51s hitting coach working way up

Ken Joyce never played professional baseball, but that hasn’t stopped him from making it to the cusp of the major leagues as a coach.

The 44-year-old is in his first season as hitting coach for the 51s (45-52), who lead the Pacific Coast League in hits (981) and are second in the league in batting average (.287) after Tuesday’s 11-6 loss to Colorado Springs at Cashman Field.

After toiling in the lower minor leagues the past 15 seasons, Joyce said “it’s huge” to finally get the chance to coach at the Triple-A level for Las Vegas.

“To me, it’s no different than being in any other field. You want to be at the top of your profession,” said Joyce, in his eighth year in the Toronto Blue Jays organization. “In baseball, it doesn’t matter what level you’re at, it can happen. It’s just like with the players, (you need to be at) the right place at the right time.”

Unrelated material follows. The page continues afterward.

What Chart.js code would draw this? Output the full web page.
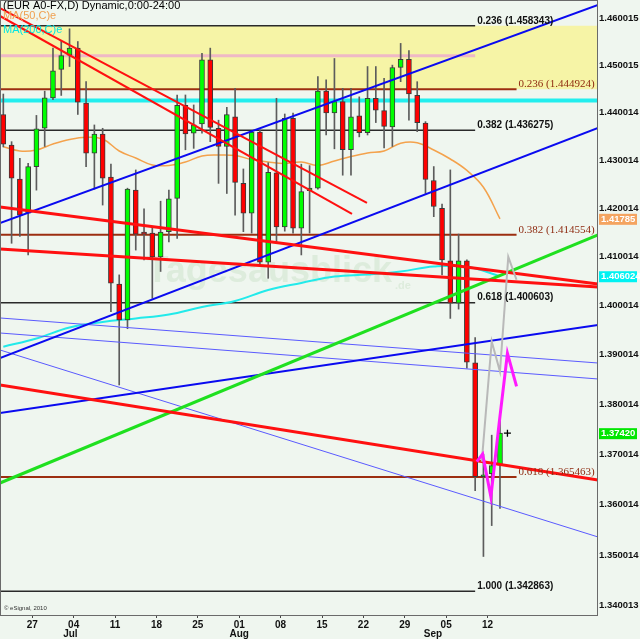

A former player and assistant coach at the University of Southern Maine, a Division III school, Joyce was a middle school gym teacher in Maine when he landed a volunteer position with the Double-A Portland Sea Dogs in 1994.

He had baseball connections to former Toronto manager Carlos Tosca — who was Portland’s skipper at the time and, like Joyce, hadn’t played professionally either — and joined the squad as a bullpen catcher.

Within a couple of seasons, Joyce was hired as the team’s hitting coach by John Boles, the former Florida Marlins farm director, who also had no professional playing experience.

“When Boles hired me, one of the first things he said to me was I took the eight years I could’ve been riding buses (in the minors) to learn how to teach,” he said. “He said he had plenty of guys who knew baseball, but not many who could teach, so I was ahead of the game.”

Joyce, who also has managed five years in the minors, said he has only been called out once by a player, in his first season with Portland, for his lack of professional playing experience.

“He thought it was my fault he wasn’t hitting, but as I explained to him quickly, I hadn’t taken one swing for him,” he said. “The way I go about this is I let these guys know, when I first get them, that it’s a partnership between the two of us. I’m here to get them to the big leagues. And a lot of that has gone a long way.”

Las Vegas third baseman Kyle Phillips, batting .337 for Las Vegas, worked with Joyce at Double-A New Hampshire last season and said the fact he never played pro ball is “not a concern at all.”

“Because some of the best coaches are guys that never played the game,” he said. “They’re guys that sit on the outside and study the game.

“From my experience, he’s been nothing but a blessing. He’ll do anything for you on or off the field, and that’s the most important thing.”

Catcher J.P. Arencibia, one of Toronto’s top prospects with the 51s, said Joyce is “one of those rare guys who can get the best out of each person.”

Whether Joyce makes the majors or not, he said his professional coaching career has “been a good experience.”

“Considering the fact I kind of came in through the back door, I’m sitting in a good position right now,” he said.